A cyclone that ravaged three southern African countries last week has officially killed at least 350 people, affected more than 1.7 million others and left 15,000 people still stranded by floods, according to estimates today.
As the toll surged from the region’s biggest storm in years, the World Health Organization (WHO) announced plans to tackle an emerging threat to survivors from malaria and cholera.
Cyclone Idai smashed into the coast of central Mozambique last Friday, unleashing hurricane-force winds and rains that flooded the hinterland and drenched eastern Zimbabwe.
Mozambican Land and Environmental Minister Celso Correia said 217 lives had been lost and 15,000 out of 18,000 stranded people still needed to be saved.
“Yesterday we had counted 15,000 people that still need rescue today — 15,000 people who are in bad shape. They are alive, we are communicating with them, delivering food, but we need to rescue them and take them out,” he told reporters.
A total of 65,000 people are in transit centres, he said.
“Our priority now is to make sure we take food, shelter and medicine to the people that are isolated in small islands or in big islands and villages,” Correia said at Beira airport, the humanitarian relief coordination hub.
World Food Programme (WFP) spokesman Herve Verhoosel said the number of people affected in Mozambique was 600,000, but warned: “That number will definitely go up.”
Ultimately, around 1.7 million people in Mozambique will need assistance, Verhoosel said in Geneva.
In Zimbabwe, state broadcaster ZBC said the death toll had risen to 139, up from 100 on Wednesday, while the WFP said its estimates of the number of people there affected by the cyclone had jumped from 15,000 to 200,000.
In Chimanimani, close to Zimbabwe’s border with Mozambique, “some 90 percent of the district has been significantly damaged,” Verhoosel said.
An AFP reporter in the area said the district had been cut off.
Roads had been gobbled up by massive sinkholes and bridges ripped to shreds by flash floods — a landscape that Zimbabwe’s acting defence minister Perrance Shiri, who is also agriculture minister, said “resembles the aftermath of a full-scale war”.

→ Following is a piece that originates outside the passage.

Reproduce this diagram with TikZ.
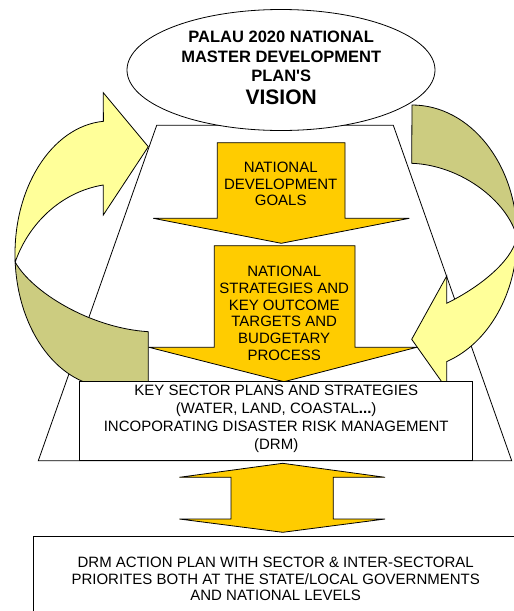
\documentclass[tikz,border=0pt]{standalone}
\usepackage{fontspec}
\setmainfont{Liberation Sans}
\usetikzlibrary{shapes.geometric}
\definecolor{goldc}{HTML}{FFCC00}
\definecolor{lightyel}{HTML}{FFFF99}
\definecolor{olivec}{HTML}{CCCC80}
\begin{document}
\begin{tikzpicture}[x=1pt,y=-1pt,line join=miter,
  outl/.style={draw=black,line width=0.8pt},
  goldarrow/.style={outl,fill=goldc},
  frontband/.style={outl,fill=lightyel},
  backband/.style={outl,fill=olivec},
  txt/.style={align=center,inner sep=0pt,font=\fontsize{15}{16.7}\selectfont},
  ttl/.style={align=center,inner sep=0pt,font=\fontsize{16.5}{19.7}\selectfont\bfseries}]
\useasboundingbox (0,0) rectangle (514,611);
\clip (0,0) rectangle (514,611);
\fill[white] (0,0) rectangle (514,611);
% trapezoid
\draw[outl,fill=white] (156.7,125.3) -- (393.3,125.3) -- (511.7,460.7) -- (38.3,460.7) -- cycle;
% vision ellipse
\node[outl,fill=white,ellipse,minimum width=308pt,minimum height=121pt,inner sep=0pt] (vision) at (281,70) {};
\node[ttl] (vtitle) at (281.2,56.4) {PALAU 2020 NATIONAL\\MASTER DEVELOPMENT\\PLAN\textquotesingle S};
\node[inner sep=0pt,font=\fontsize{21}{24}\selectfont\bfseries] (vword) at (281.2,97.2) {VISION};
% central arrows
\draw[goldarrow] (217.3,142.7) -- (345,142.7) -- (345,218.3) -- (409.3,218.3) -- (281.3,243.3) -- (153.3,218.3) -- (217.3,218.3) -- cycle;
\node[txt] (goals) at (280.7,184) {NATIONAL\\DEVELOPMENT\\GOALS};
\draw[goldarrow] (214.3,245.7) -- (355,245.7) -- (355,347.3) -- (416.7,347.3) -- (284,381.7) -- (149,347.3) -- (214.3,347.3) -- cycle;
\node[txt] (strat) at (284.2,313.4) {NATIONAL\\STRATEGIES AND\\KEY OUTCOME\\TARGETS AND\\BUDGETARY\\PROCESS};
% left curved arrow
\draw[backband] (15.18,262.1) arc[start angle=176.5,end angle=90,x radius=95,y radius=133]
  -- (148.3,387) -- (148.3,331.7) .. controls (90,328) and (32,292) .. (15.18,262.1) -- cycle;
\draw[frontband] (15.18,262.1) arc[start angle=176.5,end angle=266,x radius=95,y radius=133]
  -- (103.3,92.7) -- (148.3,146.7) -- (103.3,215) -- (103.3,185)
  .. controls (60,192) and (28,225) .. (15.18,262.1) -- cycle;
% right curved arrow
\draw[backband] (412,105) arc[start angle=270,end angle=360,x radius=105,y radius=132]
  .. controls (507,200) and (460,165) .. (411.7,163.3) -- cycle;
\draw[frontband] (517,237) arc[start angle=0,end angle=70.7,x radius=105,y radius=132]
  -- (446.7,388.8) -- (411.7,339.3) -- (446.7,276) -- (446.7,303.3)
  .. controls (478,288) and (512,262) .. (517,237) -- cycle;
% key sector box
\node[outl,fill=white,minimum width=393.4pt,minimum height=79pt,inner sep=0pt] (key) at (276,421.2) {};
\node[txt,font=\fontsize{15}{17.8}\selectfont] (keytext) at (276.2,418.9) {KEY SECTOR PLANS AND STRATEGIES\\(WATER, LAND, COASTAL\textbf{...})\\INCOPORATING DISASTER RISK MANAGEMENT\\(DRM)};
% double arrow
\draw[goldarrow] (282.7,463.3) -- (385,477.3) -- (333.3,477.3) -- (333.3,519) -- (385,519) -- (282.7,532.3) -- (179.3,519) -- (231,519) -- (231,477.3) -- (179.3,477.3) -- cycle;
% bottom box
\node[outl,fill=white,minimum width=500pt,minimum height=100pt,inner sep=0pt,anchor=north west] (drm) at (33.3,536.3) {};
\node[txt] (drmtext) at (275.7,579) {DRM ACTION PLAN WITH SECTOR \& INTER-SECTORAL\\PRIORITES BOTH AT THE STATE/LOCAL GOVERNMENTS\\AND NATIONAL LEVELS};
\end{tikzpicture}
\end{document}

Families on Wednesday were using hoes to dig through mounds of soil in search of their missing relatives, the reporter saw.
In Malawi, the WHO said on Wednesday, the storm had affected 922,000 others, of whom 82,000 had been displaced.
The WHO announced an emergency plan for 10,000 people.
“The displacement of large numbers of people and the flooding triggered by Cyclone Idai significantly increases the risk of malaria, typhoid and cholera,” said Matshidiso Moeti, the agency’s regional director for Africa.
The three countries are some of the poorest in the region and depend heavily on foreign aid.
The UN launched an appeal for assistance overnight.
“We do not yet know enough about the level of destruction to give an accurate estimate of the amount of this call for funds, but it will be important,” spokesman Farhan Haq said at UN headquarters in New York.
Aid agencies said they were prepared for the cyclone which made landfall early Friday, but not for the massive floods that followed.
Mozambique bore the brunt from rivers that flow downstream from its neighbours.
Air force personnel from Mozambique and South Africa have been drafted in to fly rescue missions and distribute aid in central Mozambique.
Roads out of Beira have been destroyed and the city itself, home to around half a million people, has been 90-percent damaged or destroyed.
Perched on the terraces of a sports stadium, scores of marooned people stare down at a basketball court filled with dirty brown water.
Six days after a vicious tropical storm tore through their neighbourhood in Buzi, central Mozambique, they remain trapped by flood water.
A short distance away, another group is huddled together under an orange garden umbrella, on the roof of a church.
Stranded residents are desperate to be evacuated, but food and clean water are even more pressing needs.
“The situation is very bad, we haven’t eaten since Thursday, until today. We are sleeping outside, everything is destroyed, our houses are destroyed, everything is gone, we have recovered nothing,” said Aunicia Jose, 24, speaking in Gwara-Gwara, near Buzi.
A mob of villagers rushed to an open space where a helicopter had just dropped food, an AFP reporter saw.
Joel Baertschi, a chopper pilot for a Christian humanitarian group, told AFP his organisation had flown in tonnes of food, sometimes plucking people from treetops and roofs, and was now setting up a camp for survivors.
“We can tell clearly that there is a lot less water now. I reckon one to two metres (3.5 to seven feet) (down) although I am not an expert,” he said.
“When we first saw them on Monday, they were in water up to their necks.”
He added: “Most of them were on rooftops or gathered on trees huddling into each other and today we actually saw (some of) them walking in Buzi.
“Although the town is still flooded, it gives an indication that the water is going down and help will be easier to access the place.”